10.01.2022.

3 Big Things to Know About the Russian-Led Alliance Intervening in Kazakhstan

The Collective Security Treaty Organization, explained.

Thousands of troops from a Russian-led security alliance arrived in Kazakhstan on Jan. 6 at the request of the country’s president, who has vowed to restore order amid spiraling unrest that has left dozens of protesters dead, according to local police.

The protests began on Jan. 2 over a hike in fuel prices but quickly spread throughout the country, driven by long-standing grievances over corruption and inequality. In the country’s former capital, Almaty, demonstrators clashed with police and set fire to government buildings. On Friday, Kazakh President Kassym-Jomart Tokayev said he had authorized the use of lethal force against protesters.

The protests are unprecedented in oil-rich Kazakhstan, the wealthiest country in Central Asia and one that has been ruled with an iron fist for three decades. Another first: the deployment of troops from the Russian-led Collective Security Treaty Organization (CSTO) for the first time since its founding. 

The dispatch of 2,500 troops from the alliance has sparked fears that Moscow could use the crisis to strengthen its influence over Kazakhstan, which has long toed a careful line between Russia and the West. “It means that Kazakhstan has turned away from its multivector foreign policy, where it was balancing China, Russia, the U.S., and the EU,” said Jennifer Brick Murtazashvili, an expert on Central and South Asia at the University of Pittsburgh. 

The Kazakh president’s decision to call in the CSTO stunned many Kazakhs and international observers. While the alliance has been around for almost 30 years, it’s kept a low profile beyond the region. Here are three big things you need to know about the alliance and what makes its deployment to Kazakhstan so significant. 

What is the CSTO?

In 1992, in the wake of the collapse of the Soviet Union, several members of the Commonwealth of Independent States, all former members of the Soviet bloc, got together and signed a mutual defense pact known as the Collective Security Treaty, a smaller and less influential successor to the Cold War-era Warsaw Pact. Members came and went, and in 2002 it reconstituted as the Collective Security Treaty Organization, receiving observer status at the United Nations two years later. Aside from Russia, it currently includes five other members: Tajikistan, Kyrgyzstan, Armenia, Belarus, and Kazakhstan. 

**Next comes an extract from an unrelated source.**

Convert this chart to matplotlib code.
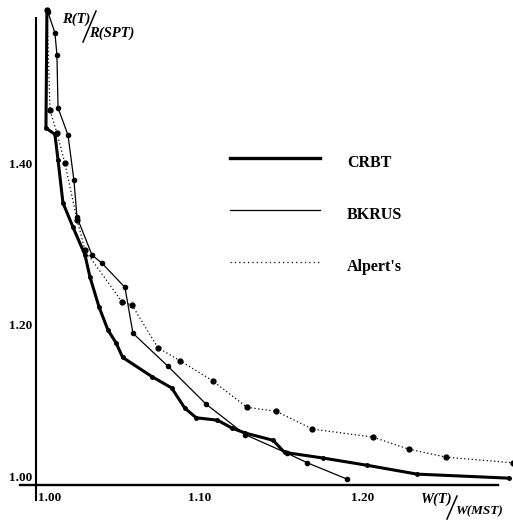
import matplotlib
matplotlib.use("Agg")
import matplotlib.pyplot as plt

# W(T)/W(MST) vs R(T)/R(SPT) for the three heuristics
crbt_x = [1.0067, 1.0061, 1.0116, 1.0135, 1.0165, 1.0226, 1.0300, 1.0330, 1.0385,
          1.0440, 1.0490, 1.0530, 1.0710, 1.0830, 1.0910, 1.0980, 1.1110, 1.1200,
          1.1280, 1.1450, 1.1520, 1.1755, 1.2024, 1.2330, 1.2890]
crbt_y = [1.593, 1.446, 1.438, 1.406, 1.353, 1.323, 1.288, 1.261, 1.224,
          1.195, 1.179, 1.161, 1.137, 1.123, 1.098, 1.086, 1.083, 1.073,
          1.067, 1.058, 1.043, 1.036, 1.027, 1.016, 1.011]

bkrus_x = [1.0073, 1.0116, 1.0128, 1.0135, 1.0196, 1.0232, 1.0251, 1.0343, 1.0404,
           1.0544, 1.0593, 1.0807, 1.1040, 1.1280, 1.1535, 1.1660, 1.1900]
bkrus_y = [1.590, 1.564, 1.537, 1.471, 1.437, 1.381, 1.335, 1.288, 1.278,
           1.248, 1.191, 1.150, 1.103, 1.065, 1.042, 1.030, 1.010]

alpert_x = [1.0067, 1.0086, 1.0128, 1.0177, 1.0251, 1.0300, 1.0526, 1.0587, 1.0746,
            1.0880, 1.1080, 1.1290, 1.1470, 1.1690, 1.2060, 1.2280, 1.2510, 1.2920]
alpert_y = [1.593, 1.468, 1.440, 1.402, 1.332, 1.294, 1.230, 1.226, 1.173,
            1.157, 1.132, 1.099, 1.094, 1.072, 1.062, 1.047, 1.037, 1.030]

labels = ["CRBT", "BKRUS", "Alpert's"]
xticks = [1.00, 1.10, 1.20]
yticks = [1.00, 1.20, 1.40]

serif = "Liberation Serif"
W, H = 513, 520

fig = plt.figure(figsize=(5.13, 5.20), dpi=100)
ax = fig.add_axes([0, 0, 1, 1])
ax.set_xlim(0.978, 1.2917)
ax.set_ylim(0.959, 1.605)

ax.plot(crbt_x, crbt_y, color="black", lw=2.2, marker="o", ms=2.5)
ax.plot(bkrus_x, bkrus_y, color="black", lw=0.9, marker="o", ms=3)
ax.plot(alpert_x, alpert_y, color="black", lw=0.9, ls=(0, (1, 2)), marker="o", ms=3.5)

# axes drawn as crossing lines
for s in ["top", "right"]:
    ax.spines[s].set_visible(False)
ax.spines["left"].set_position(("data", 1.0))
ax.spines["left"].set_bounds(0.984, 1.583)
ax.spines["left"].set_linewidth(1.5)
ax.spines["bottom"].set_position(("data", 1.002))
ax.spines["bottom"].set_bounds(0.990, 1.2826)
ax.spines["bottom"].set_linewidth(1.7)
ax.set_xticks([])
ax.set_yticks([])

tick_font = dict(family=serif, weight="bold", fontsize=9.5)
for i, v in enumerate(xticks):
    if i == 0:
        ax.annotate("%.2f" % v, xy=(v, 1.0), xytext=(1.5, -8), textcoords="offset points",
                    ha="left", va="center", **tick_font)
    else:
        ax.annotate("%.2f" % v, xy=(v, 1.0), xytext=(0, -8), textcoords="offset points",
                    ha="center", va="center", **tick_font)
for i, v in enumerate(yticks):
    dy = 6.5 if i == 0 else 0
    ax.annotate("%.2f" % v, xy=(1.0, v), xytext=(-2.5, dy), textcoords="offset points",
                ha="right", va="center", **tick_font)

# legend drawn by hand
leg_styles = [dict(lw=2.4, ls="-"), dict(lw=0.9, ls="-"), dict(lw=0.9, ls=(0, (1, 2.5)))]
leg_y = [158, 210, 262]
for lab, st, py in zip(labels, leg_styles, leg_y):
    ax.plot([230 / W, 320 / W], [1 - py / H] * 2, color="black",
            transform=ax.transAxes, **st)
    ax.text(347 / W, 1 - (py + 5) / H, lab, transform=ax.transAxes, ha="left",
            va="center", family=serif, weight="bold", fontsize=11.5)

# axis titles with a slanted fraction bar
lab_font = dict(family=serif, style="italic", weight="bold", fontsize=10.5)
ax.text(62 / W, 1 - 19 / H, "R(T)", transform=ax.transAxes, ha="left", va="center", **lab_font)
ax.plot([83 / W, 96 / W], [1 - 42 / H, 1 - 11 / H], color="black", lw=1.1,
        transform=ax.transAxes)
ax.text(89 / W, 1 - 33 / H, "R(SPT)", transform=ax.transAxes, ha="left", va="center", **lab_font)
ax.text(421 / W, 1 - 499 / H, "W(T)", transform=ax.transAxes, ha="left", va="center", **lab_font)
ax.plot([447 / W, 457 / W], [1 - 519 / H, 1 - 496 / H], color="black", lw=1.1,
        transform=ax.transAxes)
ax.text(455 / W, 1 - 511 / H, "W(MST)", transform=ax.transAxes, ha="left", va="center",
        family=serif, style="italic", weight="bold", fontsize=9.5)

fig.savefig("out.png", dpi=100)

Like NATO, the CSTO is based on the principle of collective defense: An attack on one member state is taken as an attack on all members of the alliance. The alliance conducts joint military exercises and facilitates arms sales between members, but in recent years its sense of purpose has begun to languish. In a region that is no stranger to the occasional revolution and border skirmish, this week marks the first time in the organization’s 30-year history that it has responded to a call for assistance from a member state. Belarus did not ask the bloc to intervene during mass unrest in 2020 over falsified election results while Armenian officials were disappointed with the CSTO’s response to its calls for assistance amid a border dispute with Azerbaijan last year. 

On Wednesday, Armenian Prime Minister Nikol Pashinyan, the CSTO’s current chair, announced that the alliance would be dispatching 2,500 “peacekeeping troops” in response to Tokayev’s request for assistance. He did so under Article 4 of the organization’s treaty, which can be triggered in the event of an attack against member states that threatens their safety, stability, or territorial integrity. 

While Pashinyan referred to “external interference” in Kazakhstan in a Facebook post announcing the deployment, there is no evidence to suggest that foreign actors were involved in stirring unrest. Leaders across the region, no more so than in Russia, officials routinely frame domestic challenges to their rule as shadowy plots by Western intelligence agencies. (It should be noted that some experts believe that criminals and politically connected gangs may have seized upon the initial protests to fuel unrest. “We shouldn’t call all these people protesters,” said Nargis Kassenova, a senior fellow at Harvard University’s Davis Center for Russian and Eurasian Studies, at an Atlantic Council event on Friday.)